Analyse de "Ce cœur qui haïssait la guerre" de Robert Desnos
Introduction
"Ce cœur qui haïssait la guerre", un poème de Robert Desnos écrit en 1943, se distingue par son utilisation de vers libres et aborde le conflit intérieur entre les convictions pacifistes du poète et la nécessité d'engagement armé face à l'occupation allemande. Desnos, connu pour ses positions pacifistes, se trouve dans la position paradoxale d'encourager la résistance et la révolte pour reconquérir la liberté. Ce texte, structuré autour de doubles oppositions – passé contre présent, refus de la guerre contre engagement personnel, et appel individuel contre mobilisation collective –, se déploie comme une argumentation soigneusement construite.

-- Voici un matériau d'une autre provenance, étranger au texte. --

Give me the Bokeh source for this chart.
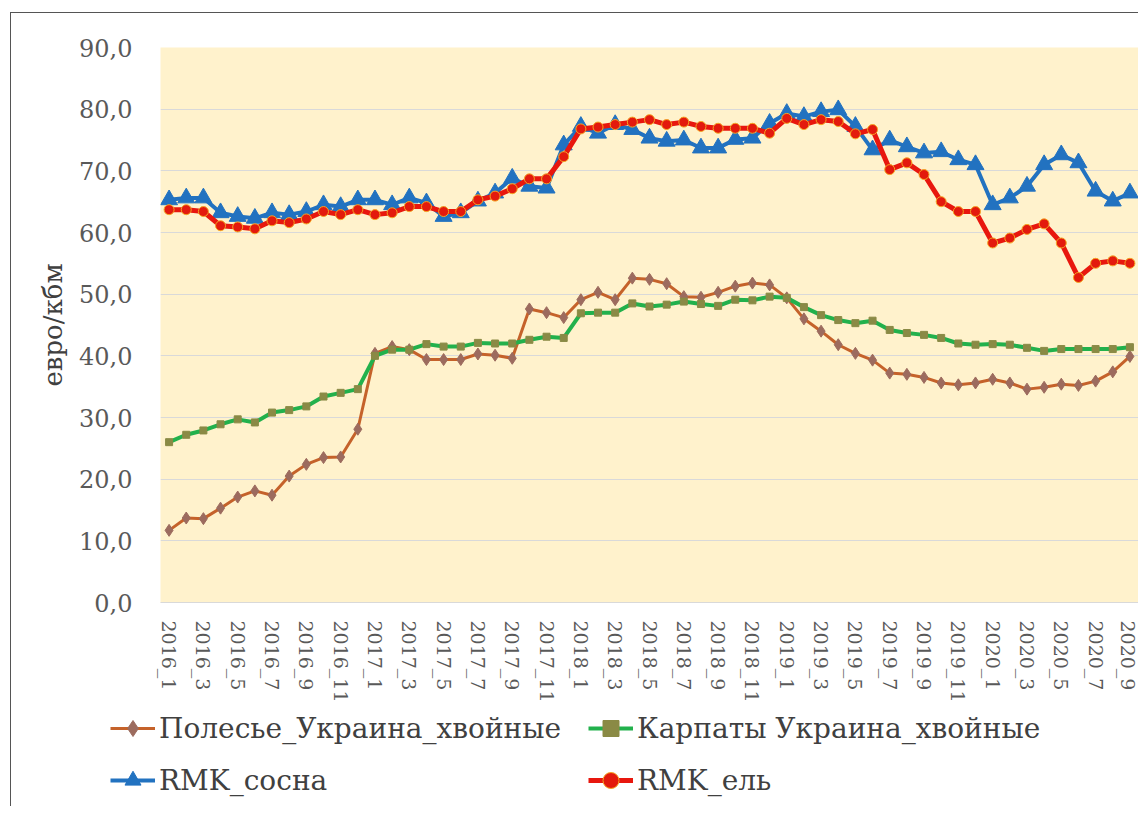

I. Une démonstration argumentée
1. Les connecteurs logiques
Le poème fait un usage abondant de connecteurs logiques, en particulier dans sa seconde moitié et en début de phrases, marquant une progression logique. On trouve des dénégations ("Mais non" vers 11), des objections ("Pourtant" vers 17, "Mais" vers 18), des adjonctions et conséquences ("Et" vers 19), et des explications ("Car" vers 21). Ces connecteurs orchestrent une démonstration qui évolue par étapes, éclairant la compréhension à travers un système lexical cohérent et des jeux de temps.
2. Le lexique
Le poème commence par l'affirmation du refus de guerre, marqué par la répétition du verbe "haïr". Cette idée est renforcée par des termes tels que "battre", avec une tournure restrictive au vers 3 qui spécifie la relation particulière entre le cœur et la vie, symbolisée par le rythme des marées et des saisons. L'évolution de la situation est soulignée par le rapprochement entre "battre" et "combattre", mis en exergue par les jeux des temps et une allitération en [ba], mimant le battement d'un cœur engagé dans la lutte.
3. Les temps verbaux
Les temps verbaux illustrent le contraste entre le passé et le présent. L'imparfait, utilisé pour évoquer un sens de la vie en harmonie avec la nature et la paix, contraste avec le présent, qui rend compte de constats liés à la guerre et à l'engagement. Ce contraste met en lumière la difficulté de concilier le refus de la guerre avec la participation au combat, faisant du cœur une métonymie de la situation du poète, tiraillé entre idéologie pacifiste et réalité de l'engagement.
4. Un poème pour convaincre
Desnos utilise un style oral avec des adresses directes au lecteur et des points d'exclamation, donnant au poème l'allure d'un discours visant à convaincre un auditoire.
II. Le constat d'une situation présente
1. La découverte
Le poème commence par une tonalité exclamative, avec un usage récurrent de "voilà que", marquant une succession de constats soulignés par l'anaphore et des invitations à partager la perception du poète. Ces éléments marquent une transition progressive du simple constat à un appel à l'action.
2. L'engagement
Le poème décrit la réalité de la participation à la guerre à travers un lexique de combat ("combat", "bataille", "émeute", "révolte", "mort"). L'engagement personnel s'élargit vers un appel collectif, symbolisé par la progression du singulier vers le pluriel.
3. De l'engagement personnel au groupe, à la collectivité
Desnos exprime le passage de l'engagement individuel à un mouvement collectif à travers une amplification sonore, marquée par un lexique évoquant le bruit et la montée de la révolte.
III. La résolution du dilemme
Le poème résout son dilemme central en justifiant l'engagement pour la liberté comme un combat vital pour la vie. La liberté est présentée comme un mot rassembleur, et le combat est ramené à une tâche nécessaire pour le bien commun.
Conclusion
Dans "Ce cœur qui haïssait la guerre", Desnos livre un plaidoyer poétique pour la résistance, révélant le déchirement intérieur
entre pacifisme et nécessité de l'engagement armé. L'argumentation du poème repose sur la défense des valeurs fondamentales de la vie et de la liberté, soulignant que, pour Desnos, le combat pour la liberté transcende son idéologie pacifiste originelle.